### Extracted entries
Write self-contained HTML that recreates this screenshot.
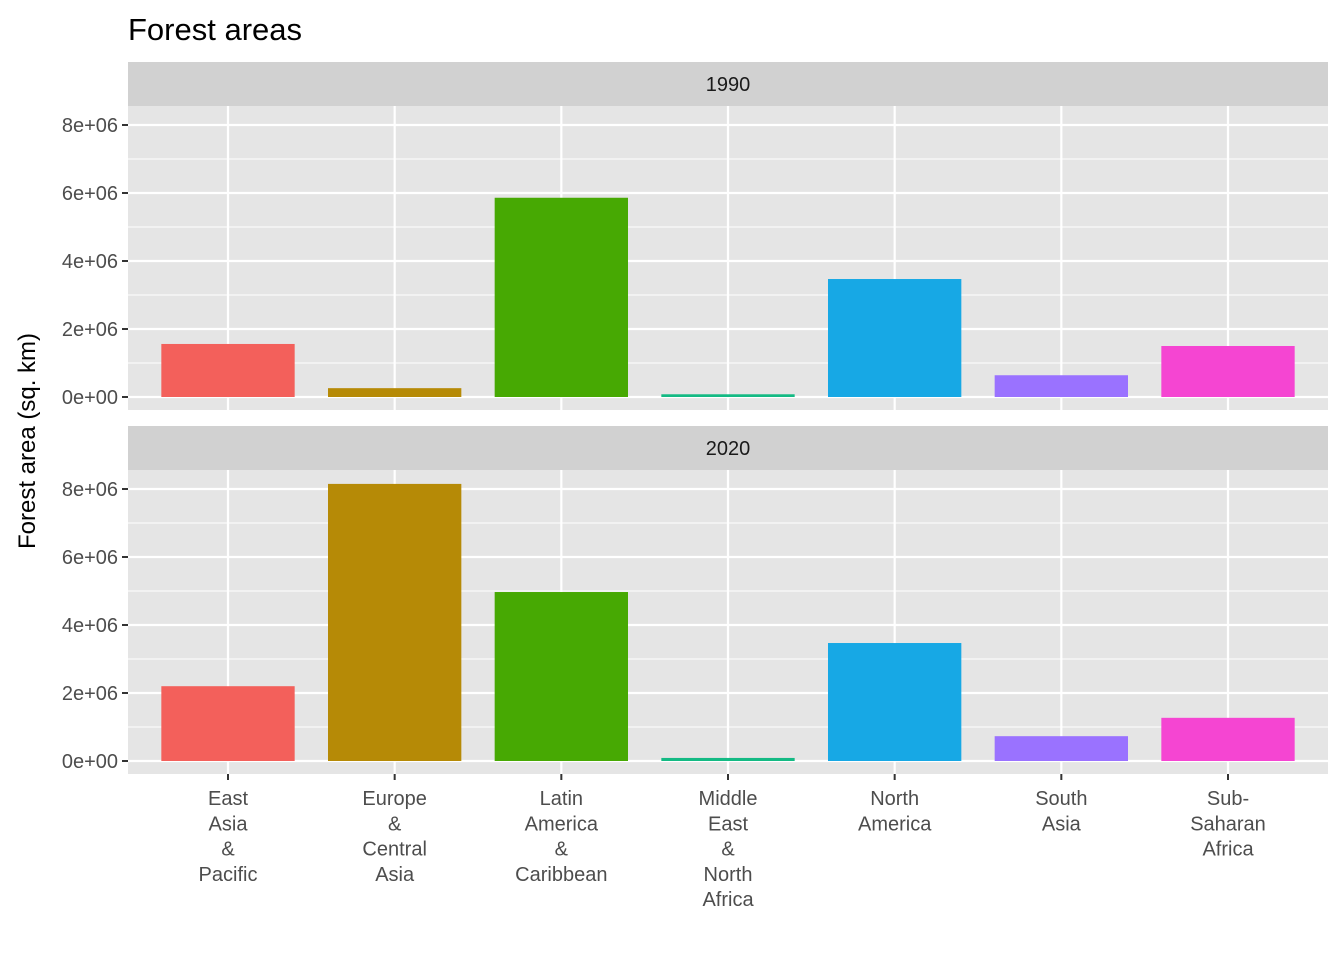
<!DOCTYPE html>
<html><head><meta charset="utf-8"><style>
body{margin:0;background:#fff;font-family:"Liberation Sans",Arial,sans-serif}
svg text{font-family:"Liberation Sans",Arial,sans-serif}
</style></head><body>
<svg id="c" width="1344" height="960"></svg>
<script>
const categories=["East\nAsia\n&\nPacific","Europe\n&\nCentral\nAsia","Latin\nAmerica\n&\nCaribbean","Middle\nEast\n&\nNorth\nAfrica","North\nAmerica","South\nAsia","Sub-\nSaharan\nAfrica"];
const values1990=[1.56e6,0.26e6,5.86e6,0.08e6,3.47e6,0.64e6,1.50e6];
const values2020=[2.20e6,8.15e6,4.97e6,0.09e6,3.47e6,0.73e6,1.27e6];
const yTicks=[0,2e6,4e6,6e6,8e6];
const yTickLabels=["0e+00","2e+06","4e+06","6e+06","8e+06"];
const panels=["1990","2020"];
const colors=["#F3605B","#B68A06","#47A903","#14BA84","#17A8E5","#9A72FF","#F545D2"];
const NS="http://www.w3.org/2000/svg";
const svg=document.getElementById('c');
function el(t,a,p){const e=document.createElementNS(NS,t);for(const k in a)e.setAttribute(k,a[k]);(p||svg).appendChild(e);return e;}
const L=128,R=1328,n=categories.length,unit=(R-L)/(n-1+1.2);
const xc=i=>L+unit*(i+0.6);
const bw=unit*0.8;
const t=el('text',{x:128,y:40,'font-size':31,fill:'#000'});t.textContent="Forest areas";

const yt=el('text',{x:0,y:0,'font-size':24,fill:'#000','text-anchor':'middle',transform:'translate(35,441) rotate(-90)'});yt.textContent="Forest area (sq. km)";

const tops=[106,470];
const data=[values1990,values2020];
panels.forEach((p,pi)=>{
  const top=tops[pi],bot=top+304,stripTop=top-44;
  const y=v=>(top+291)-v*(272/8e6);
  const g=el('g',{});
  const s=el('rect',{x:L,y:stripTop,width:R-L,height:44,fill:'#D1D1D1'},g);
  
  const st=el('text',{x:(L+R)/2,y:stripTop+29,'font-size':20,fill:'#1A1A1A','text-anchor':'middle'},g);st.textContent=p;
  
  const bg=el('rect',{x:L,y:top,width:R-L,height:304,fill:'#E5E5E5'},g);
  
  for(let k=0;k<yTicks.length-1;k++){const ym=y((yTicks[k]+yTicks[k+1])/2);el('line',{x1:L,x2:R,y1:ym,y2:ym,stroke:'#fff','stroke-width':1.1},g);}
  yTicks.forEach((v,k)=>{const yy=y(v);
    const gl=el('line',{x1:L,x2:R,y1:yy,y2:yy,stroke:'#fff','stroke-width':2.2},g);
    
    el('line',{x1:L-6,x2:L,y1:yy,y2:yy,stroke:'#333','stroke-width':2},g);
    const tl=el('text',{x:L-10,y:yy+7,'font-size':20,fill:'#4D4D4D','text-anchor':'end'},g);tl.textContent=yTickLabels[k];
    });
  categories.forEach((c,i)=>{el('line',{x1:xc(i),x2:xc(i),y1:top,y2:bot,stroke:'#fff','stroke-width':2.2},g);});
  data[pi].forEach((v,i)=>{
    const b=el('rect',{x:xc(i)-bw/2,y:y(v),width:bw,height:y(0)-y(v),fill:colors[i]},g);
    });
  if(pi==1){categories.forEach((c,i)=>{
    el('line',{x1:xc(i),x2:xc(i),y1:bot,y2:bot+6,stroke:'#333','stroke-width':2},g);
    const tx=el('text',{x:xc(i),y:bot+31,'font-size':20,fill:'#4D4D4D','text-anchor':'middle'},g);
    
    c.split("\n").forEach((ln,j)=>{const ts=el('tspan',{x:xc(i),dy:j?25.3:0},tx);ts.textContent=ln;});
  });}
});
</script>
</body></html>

--

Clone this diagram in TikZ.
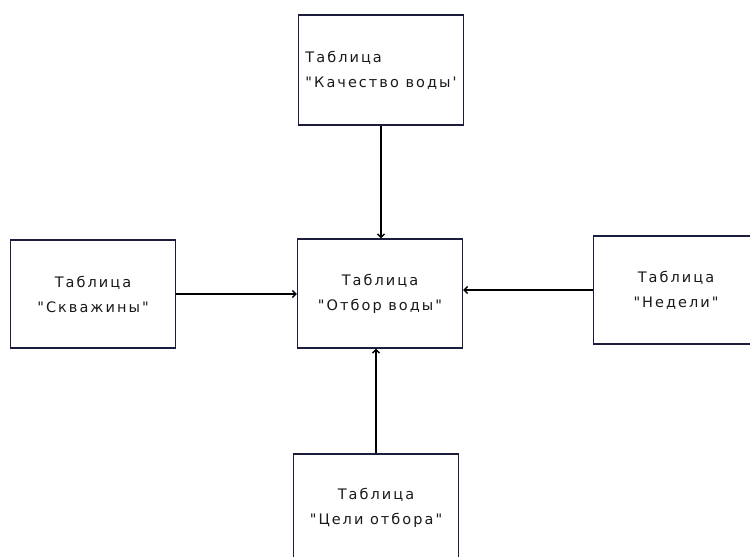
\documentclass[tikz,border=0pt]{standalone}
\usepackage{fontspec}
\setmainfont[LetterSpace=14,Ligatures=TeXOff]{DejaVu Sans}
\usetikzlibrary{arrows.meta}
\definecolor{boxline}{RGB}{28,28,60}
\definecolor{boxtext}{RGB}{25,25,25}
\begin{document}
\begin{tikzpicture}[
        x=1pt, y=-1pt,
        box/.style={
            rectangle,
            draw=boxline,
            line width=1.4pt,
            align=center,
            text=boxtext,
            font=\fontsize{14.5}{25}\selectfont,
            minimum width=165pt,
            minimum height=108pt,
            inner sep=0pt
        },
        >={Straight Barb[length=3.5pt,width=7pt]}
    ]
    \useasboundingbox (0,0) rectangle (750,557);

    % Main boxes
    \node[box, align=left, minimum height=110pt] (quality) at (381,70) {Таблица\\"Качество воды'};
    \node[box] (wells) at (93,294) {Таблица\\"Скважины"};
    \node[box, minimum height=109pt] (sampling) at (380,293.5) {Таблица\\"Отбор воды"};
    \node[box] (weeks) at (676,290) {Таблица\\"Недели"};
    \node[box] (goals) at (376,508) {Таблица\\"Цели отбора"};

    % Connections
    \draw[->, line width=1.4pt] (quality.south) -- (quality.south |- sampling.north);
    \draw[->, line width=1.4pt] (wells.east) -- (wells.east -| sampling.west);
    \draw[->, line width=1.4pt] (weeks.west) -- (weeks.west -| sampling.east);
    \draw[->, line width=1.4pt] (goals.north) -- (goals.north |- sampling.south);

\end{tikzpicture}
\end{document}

### What you have to do
Collect each line of the entries that has the word "this", copying it in full.

### Full response
Write self-contained HTML that recreates this screenshot.
Clone this diagram in TikZ.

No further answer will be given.